» **Exercise prompt**: Return only the lines from the top of the material through the line marked by "const xTickValues = [0,5,10,15,20];", unaltered.

» **Dataset content**:
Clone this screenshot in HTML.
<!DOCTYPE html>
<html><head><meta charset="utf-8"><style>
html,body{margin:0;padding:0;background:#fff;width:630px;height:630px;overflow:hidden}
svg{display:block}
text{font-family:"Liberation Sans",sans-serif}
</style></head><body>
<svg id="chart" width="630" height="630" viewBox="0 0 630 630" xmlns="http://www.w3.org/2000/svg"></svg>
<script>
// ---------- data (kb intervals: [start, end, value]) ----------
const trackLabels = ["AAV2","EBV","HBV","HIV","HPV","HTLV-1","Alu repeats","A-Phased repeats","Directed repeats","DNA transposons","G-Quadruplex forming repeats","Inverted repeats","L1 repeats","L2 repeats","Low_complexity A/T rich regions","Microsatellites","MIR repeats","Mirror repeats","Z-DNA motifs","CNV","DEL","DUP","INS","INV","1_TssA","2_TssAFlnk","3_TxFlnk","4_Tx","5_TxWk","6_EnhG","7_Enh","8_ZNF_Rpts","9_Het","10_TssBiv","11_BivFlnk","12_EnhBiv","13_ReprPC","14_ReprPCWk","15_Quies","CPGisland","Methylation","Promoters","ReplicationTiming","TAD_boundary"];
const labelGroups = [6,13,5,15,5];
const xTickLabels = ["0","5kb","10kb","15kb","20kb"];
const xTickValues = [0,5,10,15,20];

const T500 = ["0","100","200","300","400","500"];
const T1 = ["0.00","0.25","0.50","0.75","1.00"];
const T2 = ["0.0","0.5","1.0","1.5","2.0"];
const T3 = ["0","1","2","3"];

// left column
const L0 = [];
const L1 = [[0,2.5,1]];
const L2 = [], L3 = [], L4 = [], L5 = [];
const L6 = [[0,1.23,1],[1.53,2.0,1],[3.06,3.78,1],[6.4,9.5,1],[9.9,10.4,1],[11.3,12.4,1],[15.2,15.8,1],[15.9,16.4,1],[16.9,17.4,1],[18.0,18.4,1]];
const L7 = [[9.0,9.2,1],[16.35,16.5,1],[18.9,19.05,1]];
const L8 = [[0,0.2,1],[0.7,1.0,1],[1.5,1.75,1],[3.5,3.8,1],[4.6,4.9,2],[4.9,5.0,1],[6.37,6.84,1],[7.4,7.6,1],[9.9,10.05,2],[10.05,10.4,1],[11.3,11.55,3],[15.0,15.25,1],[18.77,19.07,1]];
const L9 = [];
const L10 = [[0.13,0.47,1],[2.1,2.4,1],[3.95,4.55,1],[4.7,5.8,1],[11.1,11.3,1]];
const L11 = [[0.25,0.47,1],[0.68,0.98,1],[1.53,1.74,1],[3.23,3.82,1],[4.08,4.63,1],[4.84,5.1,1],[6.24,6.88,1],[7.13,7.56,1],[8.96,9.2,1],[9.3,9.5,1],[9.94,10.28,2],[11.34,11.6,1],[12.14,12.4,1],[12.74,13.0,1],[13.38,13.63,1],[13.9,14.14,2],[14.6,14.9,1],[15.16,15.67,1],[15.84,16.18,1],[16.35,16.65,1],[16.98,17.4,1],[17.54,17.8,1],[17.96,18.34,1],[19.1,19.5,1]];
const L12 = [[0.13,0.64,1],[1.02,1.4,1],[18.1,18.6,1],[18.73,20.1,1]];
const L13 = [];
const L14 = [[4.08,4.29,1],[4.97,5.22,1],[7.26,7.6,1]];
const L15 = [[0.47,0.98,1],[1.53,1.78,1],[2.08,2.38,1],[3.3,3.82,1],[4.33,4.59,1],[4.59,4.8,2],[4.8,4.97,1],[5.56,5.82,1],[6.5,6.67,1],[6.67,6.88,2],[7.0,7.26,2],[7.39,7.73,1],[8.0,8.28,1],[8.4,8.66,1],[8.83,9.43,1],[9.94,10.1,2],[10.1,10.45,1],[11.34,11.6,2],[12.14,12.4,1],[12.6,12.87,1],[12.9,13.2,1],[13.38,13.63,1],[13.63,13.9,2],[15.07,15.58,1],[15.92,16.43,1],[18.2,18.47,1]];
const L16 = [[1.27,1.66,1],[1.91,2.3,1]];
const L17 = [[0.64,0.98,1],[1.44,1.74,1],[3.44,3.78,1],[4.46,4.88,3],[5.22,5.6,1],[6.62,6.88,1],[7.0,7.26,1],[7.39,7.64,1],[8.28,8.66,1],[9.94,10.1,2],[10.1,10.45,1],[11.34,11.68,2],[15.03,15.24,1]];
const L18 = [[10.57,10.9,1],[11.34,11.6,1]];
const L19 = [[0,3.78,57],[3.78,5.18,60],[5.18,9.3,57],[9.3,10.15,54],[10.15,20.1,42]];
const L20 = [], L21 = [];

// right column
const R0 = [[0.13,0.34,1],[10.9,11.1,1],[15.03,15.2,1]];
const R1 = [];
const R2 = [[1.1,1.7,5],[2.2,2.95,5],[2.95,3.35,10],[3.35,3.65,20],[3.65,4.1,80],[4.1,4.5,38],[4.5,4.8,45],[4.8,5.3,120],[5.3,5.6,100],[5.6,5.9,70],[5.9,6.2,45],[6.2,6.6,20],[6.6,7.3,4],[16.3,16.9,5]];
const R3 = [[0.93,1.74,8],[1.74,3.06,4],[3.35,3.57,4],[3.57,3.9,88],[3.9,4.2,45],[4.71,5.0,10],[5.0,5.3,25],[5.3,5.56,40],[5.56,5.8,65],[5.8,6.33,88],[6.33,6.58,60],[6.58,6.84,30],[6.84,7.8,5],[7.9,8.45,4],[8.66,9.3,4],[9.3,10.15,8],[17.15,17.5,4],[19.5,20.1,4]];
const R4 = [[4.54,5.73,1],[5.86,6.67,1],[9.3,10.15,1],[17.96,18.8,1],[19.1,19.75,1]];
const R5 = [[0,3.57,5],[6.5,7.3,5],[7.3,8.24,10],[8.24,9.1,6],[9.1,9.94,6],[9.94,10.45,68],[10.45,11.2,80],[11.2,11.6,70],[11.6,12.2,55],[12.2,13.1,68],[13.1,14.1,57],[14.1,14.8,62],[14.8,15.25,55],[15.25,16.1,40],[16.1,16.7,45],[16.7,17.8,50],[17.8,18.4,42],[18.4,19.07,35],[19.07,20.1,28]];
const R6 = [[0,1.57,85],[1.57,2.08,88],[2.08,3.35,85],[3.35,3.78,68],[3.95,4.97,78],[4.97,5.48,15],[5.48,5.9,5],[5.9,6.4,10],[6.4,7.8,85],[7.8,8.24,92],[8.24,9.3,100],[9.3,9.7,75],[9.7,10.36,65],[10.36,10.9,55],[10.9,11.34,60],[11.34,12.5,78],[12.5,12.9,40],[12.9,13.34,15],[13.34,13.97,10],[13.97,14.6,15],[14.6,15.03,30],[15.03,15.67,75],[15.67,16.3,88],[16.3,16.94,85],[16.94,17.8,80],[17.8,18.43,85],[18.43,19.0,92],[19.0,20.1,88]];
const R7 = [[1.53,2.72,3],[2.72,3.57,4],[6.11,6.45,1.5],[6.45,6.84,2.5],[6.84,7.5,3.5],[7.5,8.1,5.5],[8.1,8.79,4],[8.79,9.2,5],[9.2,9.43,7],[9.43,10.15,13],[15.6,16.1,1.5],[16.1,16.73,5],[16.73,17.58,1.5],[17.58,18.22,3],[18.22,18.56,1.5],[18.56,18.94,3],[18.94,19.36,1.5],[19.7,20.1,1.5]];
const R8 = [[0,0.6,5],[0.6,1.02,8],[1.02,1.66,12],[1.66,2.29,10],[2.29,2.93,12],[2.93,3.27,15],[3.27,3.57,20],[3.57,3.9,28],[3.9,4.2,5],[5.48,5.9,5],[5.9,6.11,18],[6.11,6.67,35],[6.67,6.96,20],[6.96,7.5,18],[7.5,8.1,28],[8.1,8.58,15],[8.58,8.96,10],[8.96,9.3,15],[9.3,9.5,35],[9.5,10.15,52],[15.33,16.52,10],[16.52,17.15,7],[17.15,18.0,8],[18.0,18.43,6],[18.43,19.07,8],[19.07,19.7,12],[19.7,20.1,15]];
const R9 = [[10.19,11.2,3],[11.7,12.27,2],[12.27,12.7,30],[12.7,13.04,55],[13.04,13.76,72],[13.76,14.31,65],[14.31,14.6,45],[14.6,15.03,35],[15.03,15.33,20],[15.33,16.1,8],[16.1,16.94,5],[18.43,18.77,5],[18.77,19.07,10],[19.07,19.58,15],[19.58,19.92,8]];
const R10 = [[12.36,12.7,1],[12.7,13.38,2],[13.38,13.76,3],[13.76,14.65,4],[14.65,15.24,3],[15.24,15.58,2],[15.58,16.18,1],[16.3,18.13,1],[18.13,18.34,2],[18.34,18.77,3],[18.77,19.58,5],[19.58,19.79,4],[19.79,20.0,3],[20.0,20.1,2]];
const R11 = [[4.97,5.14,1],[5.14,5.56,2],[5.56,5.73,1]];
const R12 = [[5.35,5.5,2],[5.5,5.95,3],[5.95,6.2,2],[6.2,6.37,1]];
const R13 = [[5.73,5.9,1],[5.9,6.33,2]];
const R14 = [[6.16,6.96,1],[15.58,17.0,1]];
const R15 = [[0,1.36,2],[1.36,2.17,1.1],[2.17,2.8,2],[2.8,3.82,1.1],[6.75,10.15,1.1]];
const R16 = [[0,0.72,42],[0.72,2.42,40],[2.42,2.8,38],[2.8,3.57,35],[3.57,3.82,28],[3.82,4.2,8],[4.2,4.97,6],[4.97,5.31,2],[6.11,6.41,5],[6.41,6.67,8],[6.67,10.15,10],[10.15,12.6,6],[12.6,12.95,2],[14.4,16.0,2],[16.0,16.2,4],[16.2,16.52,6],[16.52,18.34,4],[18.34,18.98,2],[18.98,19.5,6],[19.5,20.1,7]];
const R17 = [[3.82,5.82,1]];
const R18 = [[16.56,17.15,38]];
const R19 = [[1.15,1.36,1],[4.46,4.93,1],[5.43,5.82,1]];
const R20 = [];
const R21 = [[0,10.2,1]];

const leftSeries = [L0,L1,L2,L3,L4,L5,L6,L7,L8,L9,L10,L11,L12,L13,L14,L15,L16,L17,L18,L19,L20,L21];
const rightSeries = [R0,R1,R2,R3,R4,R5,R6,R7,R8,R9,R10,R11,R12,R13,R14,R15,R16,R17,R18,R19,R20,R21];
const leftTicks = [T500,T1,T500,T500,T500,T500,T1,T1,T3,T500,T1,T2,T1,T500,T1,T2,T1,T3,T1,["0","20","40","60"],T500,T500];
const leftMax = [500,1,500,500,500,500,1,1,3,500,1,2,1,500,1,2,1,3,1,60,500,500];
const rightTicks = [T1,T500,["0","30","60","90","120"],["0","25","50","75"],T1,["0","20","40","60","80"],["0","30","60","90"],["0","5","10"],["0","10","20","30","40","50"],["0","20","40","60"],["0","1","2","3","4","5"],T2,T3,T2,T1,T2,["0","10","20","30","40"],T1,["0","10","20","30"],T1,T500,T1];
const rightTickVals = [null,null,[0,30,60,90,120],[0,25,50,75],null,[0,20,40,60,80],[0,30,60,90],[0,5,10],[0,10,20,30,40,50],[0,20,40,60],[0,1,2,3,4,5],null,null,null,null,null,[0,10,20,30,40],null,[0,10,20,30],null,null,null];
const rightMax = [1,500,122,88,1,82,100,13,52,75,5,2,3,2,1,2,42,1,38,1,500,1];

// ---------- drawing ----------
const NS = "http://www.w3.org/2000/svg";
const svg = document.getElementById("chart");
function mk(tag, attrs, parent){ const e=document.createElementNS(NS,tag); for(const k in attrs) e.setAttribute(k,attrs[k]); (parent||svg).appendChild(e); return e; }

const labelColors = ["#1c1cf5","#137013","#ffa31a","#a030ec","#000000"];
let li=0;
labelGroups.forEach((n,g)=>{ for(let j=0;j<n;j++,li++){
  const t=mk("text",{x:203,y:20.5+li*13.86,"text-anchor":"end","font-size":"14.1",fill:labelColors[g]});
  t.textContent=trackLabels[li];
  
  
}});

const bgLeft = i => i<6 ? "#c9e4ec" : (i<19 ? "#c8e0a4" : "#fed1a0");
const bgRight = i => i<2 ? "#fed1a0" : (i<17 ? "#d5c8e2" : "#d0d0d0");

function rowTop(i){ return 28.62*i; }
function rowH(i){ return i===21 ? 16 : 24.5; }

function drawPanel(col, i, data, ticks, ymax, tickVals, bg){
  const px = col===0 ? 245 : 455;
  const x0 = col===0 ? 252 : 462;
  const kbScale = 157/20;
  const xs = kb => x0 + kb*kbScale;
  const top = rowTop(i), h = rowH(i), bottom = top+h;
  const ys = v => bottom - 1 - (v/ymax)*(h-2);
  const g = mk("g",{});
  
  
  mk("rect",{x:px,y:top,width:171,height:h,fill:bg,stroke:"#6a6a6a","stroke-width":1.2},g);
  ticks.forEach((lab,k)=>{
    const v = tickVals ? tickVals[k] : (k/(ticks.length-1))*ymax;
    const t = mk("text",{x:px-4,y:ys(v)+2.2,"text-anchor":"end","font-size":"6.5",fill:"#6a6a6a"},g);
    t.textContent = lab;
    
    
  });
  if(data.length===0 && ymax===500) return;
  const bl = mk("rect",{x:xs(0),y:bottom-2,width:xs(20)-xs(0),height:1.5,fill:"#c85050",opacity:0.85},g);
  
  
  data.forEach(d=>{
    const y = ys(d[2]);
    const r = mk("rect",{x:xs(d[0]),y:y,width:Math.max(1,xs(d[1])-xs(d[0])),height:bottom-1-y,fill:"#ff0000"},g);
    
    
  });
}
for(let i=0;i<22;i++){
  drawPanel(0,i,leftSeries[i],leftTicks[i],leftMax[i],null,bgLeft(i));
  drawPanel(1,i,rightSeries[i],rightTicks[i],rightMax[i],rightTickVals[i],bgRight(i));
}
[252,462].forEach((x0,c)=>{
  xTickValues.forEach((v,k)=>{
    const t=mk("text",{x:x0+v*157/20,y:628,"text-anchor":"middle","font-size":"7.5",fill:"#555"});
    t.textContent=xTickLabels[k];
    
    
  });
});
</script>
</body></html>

» **Answer in full**:
Clone this screenshot in HTML.
<!DOCTYPE html>
<html><head><meta charset="utf-8"><style>
html,body{margin:0;padding:0;background:#fff;width:630px;height:630px;overflow:hidden}
svg{display:block}
text{font-family:"Liberation Sans",sans-serif}
</style></head><body>
<svg id="chart" width="630" height="630" viewBox="0 0 630 630" xmlns="http://www.w3.org/2000/svg"></svg>
<script>
// ---------- data (kb intervals: [start, end, value]) ----------
const trackLabels = ["AAV2","EBV","HBV","HIV","HPV","HTLV-1","Alu repeats","A-Phased repeats","Directed repeats","DNA transposons","G-Quadruplex forming repeats","Inverted repeats","L1 repeats","L2 repeats","Low_complexity A/T rich regions","Microsatellites","MIR repeats","Mirror repeats","Z-DNA motifs","CNV","DEL","DUP","INS","INV","1_TssA","2_TssAFlnk","3_TxFlnk","4_Tx","5_TxWk","6_EnhG","7_Enh","8_ZNF_Rpts","9_Het","10_TssBiv","11_BivFlnk","12_EnhBiv","13_ReprPC","14_ReprPCWk","15_Quies","CPGisland","Methylation","Promoters","ReplicationTiming","TAD_boundary"];
const labelGroups = [6,13,5,15,5];
const xTickLabels = ["0","5kb","10kb","15kb","20kb"];
const xTickValues = [0,5,10,15,20];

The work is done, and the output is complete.